Teerão e Moscovo assinaram um contrato para a construção de um grande navio de carga para o Irão, a ser utilizado no porto do Cáspio, em Solyanka. E a RZD logistics, uma filial da RZD ferroviária russa, opera regularmente comboios de carga de contentores de Moscovo para o Irão. O Russian Journal for Economics prevê que apenas o tráfego de carga no INTSC poderá atingir 25 milhões de toneladas até 2030 - nada menos que um aumento de 20 vezes em relação a 2022.
Dentro do Irão, os novos terminais estão quase prontos para a carga ser transportada de navios para os caminhos-de-ferro que atravessam o país desde o Cáspio até ao Golfo Pérsico. Sergey Katrin, chefe da Câmara de Comércio e Indústria da Rússia, está confiante de que, uma vez iniciado o ACL com a EAEU, o comércio bilateral poderá em breve atingir 40 mil milhões de dólares por ano.
Os planos de Teerão são extremamente ambiciosos, inseridos num quadro "Eixo Oriental" que privilegia os estados regionais Rússia, China, Índia e Ásia Central.
Geo-estratégica e geoeconomicamente, o que implica uma interligação perfeita do INSTC, EAEU, SCO, e BRICS+. E tudo isto é coordenado pelo único Quad que realmente importa: Rússia, China, Índia, e Irão.
É claro que haverá problemas. O conflito intratável Arménia-Azerbaijão pode ser capaz de descarrilar o INSTC: mas note-se que as ligações Rússia-Irão através do Cáspio podem facilmente contornar Baku se surgir a necessidade.

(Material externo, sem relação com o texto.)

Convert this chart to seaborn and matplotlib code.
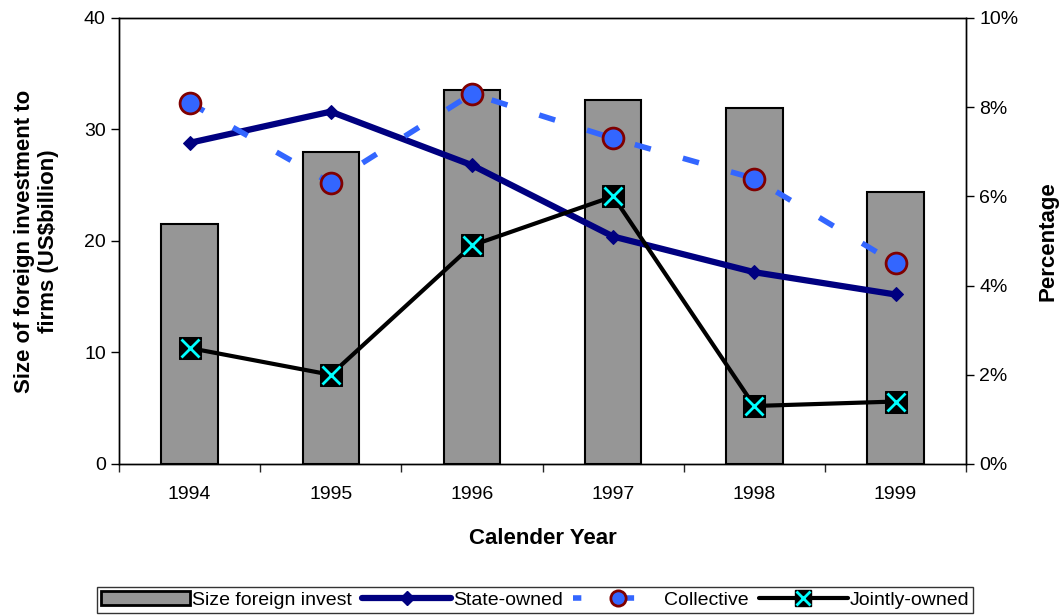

BRICS+ irá cimentar a descida do dólar
Para além da Rússia e do Irão, a Rússia e a China também têm vindo a tentar, desde há anos, fazer a interface dos seus sistemas de mensagens bancárias. O CBIBPS chinês (Cross-Border Inter-Bank Payments System) é considerado de primeira classe. O problema é que Washington ameaçou directamente expulsar os bancos chineses da SWIFT se estes se interligassem com os bancos russos.
O sucesso da SEPAM-SPFS pode permitir a Pequim ir à falência - especialmente agora, após a guerra extremamente dura dos semicondutores e a terrível farsa dos balões. Em termos de soberania, é evidente que a China não aceitará restrições dos EUA sobre a forma de movimentar os seus próprios fundos.
Em paralelo, os BRICS em 2023 irão aprofundar o desenvolvimento do seu sistema de pagamentos financeiros mútuos e da sua própria moeda de reserva. Há nada menos que 13 candidatos confirmados ansiosos por aderir aos BRICS+ - incluindo potências médias asiáticas como o Irão, a Arábia Saudita e a Indonésia.
Todos os olhos estarão voltados para se – e como – os EUA endividados com mais de US$ 30 trilhões ameaçarão expulsar o BRICS+ do SWIFT.
É esclarecedor recordar que o rácio da dívida da Rússia em relação ao PIB é de apenas 17 por cento. O da China é de 77 por cento. Os actuais BRICS sem a Rússia situam-se em 78 por cento. Os BRICS+, incluindo a Rússia, podem atingir apenas 55 por cento, em média. A forte produtividade futura virá de um BRICS+ apoiado por uma moeda de ouro e/ou de mercadorias e um sistema de pagamento diferente que contorna o dólar americano. A forte produtividade não virá definitivamente do Ocidente colectivo cujas economias estão a entrar em tempos de recessão.
No meio de tantos desenvolvimentos interligados, e de tantos desafios, uma coisa é certa. O acordo SEPAM-SPFS entre a Rússia e o Irão pode ser apenas o primeiro sinal do movimento das placas tectónicas nos sistemas bancários e de pagamentos mundiais.
Bem-vindo a um, dois, mil sistemas de mensagens de pagamento. E bem-vindos à sua unificação numa rede global. É claro que isso levará tempo. Mas este comboio financeiro de alta velocidade já deixou a estação.